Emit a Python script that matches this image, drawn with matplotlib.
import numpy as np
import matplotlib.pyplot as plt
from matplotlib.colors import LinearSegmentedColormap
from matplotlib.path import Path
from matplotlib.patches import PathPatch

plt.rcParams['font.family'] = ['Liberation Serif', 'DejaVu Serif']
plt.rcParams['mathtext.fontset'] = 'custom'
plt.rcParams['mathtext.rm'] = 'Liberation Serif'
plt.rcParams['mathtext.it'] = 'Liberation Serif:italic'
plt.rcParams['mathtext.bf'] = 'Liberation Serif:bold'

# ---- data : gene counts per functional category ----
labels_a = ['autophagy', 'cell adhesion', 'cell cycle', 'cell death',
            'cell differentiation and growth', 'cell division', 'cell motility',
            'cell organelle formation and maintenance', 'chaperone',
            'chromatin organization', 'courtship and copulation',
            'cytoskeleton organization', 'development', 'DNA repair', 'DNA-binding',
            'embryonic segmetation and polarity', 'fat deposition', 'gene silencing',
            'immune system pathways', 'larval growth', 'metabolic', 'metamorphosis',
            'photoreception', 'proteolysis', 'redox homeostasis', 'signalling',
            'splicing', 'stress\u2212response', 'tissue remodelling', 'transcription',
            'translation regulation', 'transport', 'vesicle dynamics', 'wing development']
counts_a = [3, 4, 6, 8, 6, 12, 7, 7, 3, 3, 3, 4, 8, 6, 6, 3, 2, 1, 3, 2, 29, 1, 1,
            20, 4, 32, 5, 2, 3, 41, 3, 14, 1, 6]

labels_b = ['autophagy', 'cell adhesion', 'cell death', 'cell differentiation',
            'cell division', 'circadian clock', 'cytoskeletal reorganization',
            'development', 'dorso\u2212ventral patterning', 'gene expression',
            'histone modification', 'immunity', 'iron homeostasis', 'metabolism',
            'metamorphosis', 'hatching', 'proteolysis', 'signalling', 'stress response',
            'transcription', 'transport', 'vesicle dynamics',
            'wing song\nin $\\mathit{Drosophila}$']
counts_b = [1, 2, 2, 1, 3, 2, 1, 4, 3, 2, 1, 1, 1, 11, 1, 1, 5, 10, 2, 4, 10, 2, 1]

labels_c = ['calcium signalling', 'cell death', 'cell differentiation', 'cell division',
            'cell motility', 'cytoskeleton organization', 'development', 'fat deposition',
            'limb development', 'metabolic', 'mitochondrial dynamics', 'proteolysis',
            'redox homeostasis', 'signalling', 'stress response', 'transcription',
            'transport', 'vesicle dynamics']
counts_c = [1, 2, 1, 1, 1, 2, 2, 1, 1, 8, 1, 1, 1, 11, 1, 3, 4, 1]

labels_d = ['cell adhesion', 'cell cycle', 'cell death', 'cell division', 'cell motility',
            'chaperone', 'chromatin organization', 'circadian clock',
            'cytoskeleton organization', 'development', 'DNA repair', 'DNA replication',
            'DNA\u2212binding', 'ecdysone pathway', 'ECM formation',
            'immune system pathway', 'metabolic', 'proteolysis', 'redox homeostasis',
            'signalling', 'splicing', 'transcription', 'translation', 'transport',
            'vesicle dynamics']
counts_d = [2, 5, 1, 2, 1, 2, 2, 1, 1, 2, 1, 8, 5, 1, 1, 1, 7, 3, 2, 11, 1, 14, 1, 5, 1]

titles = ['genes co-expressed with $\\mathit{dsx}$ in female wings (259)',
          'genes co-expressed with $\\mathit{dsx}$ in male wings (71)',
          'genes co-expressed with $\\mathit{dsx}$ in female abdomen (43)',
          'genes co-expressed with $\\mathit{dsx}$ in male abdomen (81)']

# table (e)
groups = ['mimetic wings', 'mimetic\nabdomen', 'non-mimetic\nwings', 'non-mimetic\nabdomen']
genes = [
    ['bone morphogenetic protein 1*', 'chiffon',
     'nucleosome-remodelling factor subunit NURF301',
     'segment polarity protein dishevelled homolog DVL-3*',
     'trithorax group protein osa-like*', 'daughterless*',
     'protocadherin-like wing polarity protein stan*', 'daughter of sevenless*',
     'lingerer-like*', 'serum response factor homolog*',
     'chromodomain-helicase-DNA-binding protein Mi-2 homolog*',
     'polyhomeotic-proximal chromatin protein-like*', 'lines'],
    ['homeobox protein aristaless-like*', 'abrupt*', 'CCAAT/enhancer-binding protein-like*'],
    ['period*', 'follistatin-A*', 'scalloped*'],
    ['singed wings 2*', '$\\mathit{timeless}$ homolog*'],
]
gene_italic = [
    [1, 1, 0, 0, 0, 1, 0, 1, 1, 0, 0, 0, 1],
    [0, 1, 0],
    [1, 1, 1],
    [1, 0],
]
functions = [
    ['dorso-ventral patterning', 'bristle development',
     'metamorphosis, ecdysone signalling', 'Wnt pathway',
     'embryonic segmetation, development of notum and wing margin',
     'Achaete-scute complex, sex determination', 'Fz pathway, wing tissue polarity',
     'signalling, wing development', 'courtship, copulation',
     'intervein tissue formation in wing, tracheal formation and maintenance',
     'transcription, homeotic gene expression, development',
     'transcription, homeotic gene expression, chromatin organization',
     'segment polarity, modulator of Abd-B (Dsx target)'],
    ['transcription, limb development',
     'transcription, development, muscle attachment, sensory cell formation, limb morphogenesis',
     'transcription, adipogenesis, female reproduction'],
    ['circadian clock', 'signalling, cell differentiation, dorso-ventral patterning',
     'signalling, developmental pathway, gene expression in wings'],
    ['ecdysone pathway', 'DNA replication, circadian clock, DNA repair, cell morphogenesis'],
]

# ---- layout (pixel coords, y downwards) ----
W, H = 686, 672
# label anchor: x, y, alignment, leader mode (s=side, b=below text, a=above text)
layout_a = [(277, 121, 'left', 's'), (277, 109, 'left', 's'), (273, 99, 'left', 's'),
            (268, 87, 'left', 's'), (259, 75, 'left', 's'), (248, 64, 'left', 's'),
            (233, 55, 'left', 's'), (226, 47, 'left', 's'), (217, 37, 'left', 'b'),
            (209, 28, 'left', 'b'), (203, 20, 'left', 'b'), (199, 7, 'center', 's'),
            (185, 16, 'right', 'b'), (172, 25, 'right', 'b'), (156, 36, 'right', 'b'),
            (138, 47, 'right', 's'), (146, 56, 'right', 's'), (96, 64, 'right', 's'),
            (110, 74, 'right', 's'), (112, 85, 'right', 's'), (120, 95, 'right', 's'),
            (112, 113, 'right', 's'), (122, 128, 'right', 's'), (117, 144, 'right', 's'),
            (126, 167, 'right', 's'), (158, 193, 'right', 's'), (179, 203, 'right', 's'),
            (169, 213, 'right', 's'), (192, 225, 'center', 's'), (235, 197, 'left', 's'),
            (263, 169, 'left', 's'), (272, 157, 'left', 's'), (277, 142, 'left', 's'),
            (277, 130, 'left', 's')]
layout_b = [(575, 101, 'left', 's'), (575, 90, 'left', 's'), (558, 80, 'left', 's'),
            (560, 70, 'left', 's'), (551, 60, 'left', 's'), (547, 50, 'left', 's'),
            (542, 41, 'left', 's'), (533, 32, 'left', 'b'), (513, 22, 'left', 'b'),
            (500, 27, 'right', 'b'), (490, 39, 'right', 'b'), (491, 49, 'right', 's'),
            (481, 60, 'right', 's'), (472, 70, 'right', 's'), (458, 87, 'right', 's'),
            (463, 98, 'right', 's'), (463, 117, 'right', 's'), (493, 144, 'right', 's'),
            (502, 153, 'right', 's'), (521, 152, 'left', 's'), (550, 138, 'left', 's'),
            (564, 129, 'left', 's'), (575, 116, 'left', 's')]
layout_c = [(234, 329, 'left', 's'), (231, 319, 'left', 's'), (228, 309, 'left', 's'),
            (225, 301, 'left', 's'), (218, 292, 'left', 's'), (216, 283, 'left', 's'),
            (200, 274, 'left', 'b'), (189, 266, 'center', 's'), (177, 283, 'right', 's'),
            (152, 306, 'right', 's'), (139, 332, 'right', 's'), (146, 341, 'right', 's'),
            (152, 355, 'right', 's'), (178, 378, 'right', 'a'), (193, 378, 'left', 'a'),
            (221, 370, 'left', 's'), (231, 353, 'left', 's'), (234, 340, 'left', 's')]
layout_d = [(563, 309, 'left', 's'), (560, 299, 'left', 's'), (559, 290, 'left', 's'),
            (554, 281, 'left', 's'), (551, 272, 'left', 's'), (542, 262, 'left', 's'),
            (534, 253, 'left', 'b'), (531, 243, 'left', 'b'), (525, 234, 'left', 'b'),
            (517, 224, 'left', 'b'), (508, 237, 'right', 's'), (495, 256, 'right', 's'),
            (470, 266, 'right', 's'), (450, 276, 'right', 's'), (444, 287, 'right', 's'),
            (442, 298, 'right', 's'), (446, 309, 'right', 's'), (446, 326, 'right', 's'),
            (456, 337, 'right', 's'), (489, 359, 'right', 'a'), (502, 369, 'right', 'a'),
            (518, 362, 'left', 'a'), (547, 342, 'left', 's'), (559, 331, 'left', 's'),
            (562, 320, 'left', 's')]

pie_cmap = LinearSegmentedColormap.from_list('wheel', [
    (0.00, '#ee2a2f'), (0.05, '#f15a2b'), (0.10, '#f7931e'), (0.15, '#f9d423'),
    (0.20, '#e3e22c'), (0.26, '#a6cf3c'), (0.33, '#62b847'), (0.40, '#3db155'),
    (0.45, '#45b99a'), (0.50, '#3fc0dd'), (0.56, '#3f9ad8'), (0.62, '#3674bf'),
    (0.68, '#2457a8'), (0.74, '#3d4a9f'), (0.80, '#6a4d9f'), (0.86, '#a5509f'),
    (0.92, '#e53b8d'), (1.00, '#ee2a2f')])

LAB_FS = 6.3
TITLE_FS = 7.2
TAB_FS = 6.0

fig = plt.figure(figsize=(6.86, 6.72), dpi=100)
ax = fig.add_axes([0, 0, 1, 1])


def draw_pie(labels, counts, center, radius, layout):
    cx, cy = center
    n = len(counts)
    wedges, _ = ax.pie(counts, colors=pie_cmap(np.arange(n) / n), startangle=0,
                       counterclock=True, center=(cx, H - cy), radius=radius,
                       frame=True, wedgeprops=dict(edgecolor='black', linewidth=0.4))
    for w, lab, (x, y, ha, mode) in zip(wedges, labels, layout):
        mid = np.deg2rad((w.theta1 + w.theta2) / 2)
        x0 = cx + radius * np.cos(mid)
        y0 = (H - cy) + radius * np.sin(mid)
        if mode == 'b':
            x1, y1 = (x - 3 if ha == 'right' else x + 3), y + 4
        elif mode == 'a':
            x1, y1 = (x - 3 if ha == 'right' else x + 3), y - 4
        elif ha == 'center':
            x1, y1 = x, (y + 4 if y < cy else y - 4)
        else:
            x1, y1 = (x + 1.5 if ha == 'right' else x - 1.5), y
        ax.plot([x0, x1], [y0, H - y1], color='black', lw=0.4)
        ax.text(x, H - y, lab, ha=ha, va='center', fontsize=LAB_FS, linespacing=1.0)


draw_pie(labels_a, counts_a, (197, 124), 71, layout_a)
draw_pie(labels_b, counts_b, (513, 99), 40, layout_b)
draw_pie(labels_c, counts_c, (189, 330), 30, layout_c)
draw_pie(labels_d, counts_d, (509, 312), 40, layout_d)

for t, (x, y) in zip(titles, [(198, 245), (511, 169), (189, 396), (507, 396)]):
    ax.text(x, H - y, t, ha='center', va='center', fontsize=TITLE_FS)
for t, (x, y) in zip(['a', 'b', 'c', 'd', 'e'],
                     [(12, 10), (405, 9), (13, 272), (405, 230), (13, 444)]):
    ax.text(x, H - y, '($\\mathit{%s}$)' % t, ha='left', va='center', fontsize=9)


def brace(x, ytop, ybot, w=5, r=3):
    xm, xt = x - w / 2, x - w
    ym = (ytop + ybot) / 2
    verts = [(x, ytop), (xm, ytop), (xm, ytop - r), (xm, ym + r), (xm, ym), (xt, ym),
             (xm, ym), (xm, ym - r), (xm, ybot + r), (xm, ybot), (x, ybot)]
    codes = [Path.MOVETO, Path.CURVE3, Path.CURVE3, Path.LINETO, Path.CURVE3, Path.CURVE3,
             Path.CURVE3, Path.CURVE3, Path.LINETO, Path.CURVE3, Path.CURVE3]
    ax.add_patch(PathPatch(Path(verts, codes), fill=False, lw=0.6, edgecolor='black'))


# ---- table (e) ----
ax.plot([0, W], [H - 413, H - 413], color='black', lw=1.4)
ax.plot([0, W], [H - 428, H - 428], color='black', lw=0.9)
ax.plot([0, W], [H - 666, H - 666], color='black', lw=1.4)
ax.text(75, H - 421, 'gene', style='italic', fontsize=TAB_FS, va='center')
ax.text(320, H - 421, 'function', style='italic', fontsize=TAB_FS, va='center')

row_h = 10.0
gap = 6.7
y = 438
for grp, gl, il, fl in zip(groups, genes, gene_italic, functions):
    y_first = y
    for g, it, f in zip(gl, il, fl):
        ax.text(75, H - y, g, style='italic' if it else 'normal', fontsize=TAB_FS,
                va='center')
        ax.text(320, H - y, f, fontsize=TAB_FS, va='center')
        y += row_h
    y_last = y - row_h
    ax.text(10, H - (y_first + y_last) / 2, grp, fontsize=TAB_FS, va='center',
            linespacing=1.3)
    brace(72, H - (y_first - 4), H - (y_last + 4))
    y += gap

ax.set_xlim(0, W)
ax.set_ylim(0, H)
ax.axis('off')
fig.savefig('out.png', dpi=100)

★ ★ ★

What is expected: Repeat the material word for word from its opening line up to and including the line containing "plt.rcParams['mathtext.bf'] = 'Liberation".

Reply to the exercise:
Emit a Python script that matches this image, drawn with matplotlib.
import numpy as np
import matplotlib.pyplot as plt
from matplotlib.colors import LinearSegmentedColormap
from matplotlib.path import Path
from matplotlib.patches import PathPatch

plt.rcParams['font.family'] = ['Liberation Serif', 'DejaVu Serif']
plt.rcParams['mathtext.fontset'] = 'custom'
plt.rcParams['mathtext.rm'] = 'Liberation Serif'
plt.rcParams['mathtext.it'] = 'Liberation Serif:italic'
plt.rcParams['mathtext.bf'] = 'Liberation Serif:bold'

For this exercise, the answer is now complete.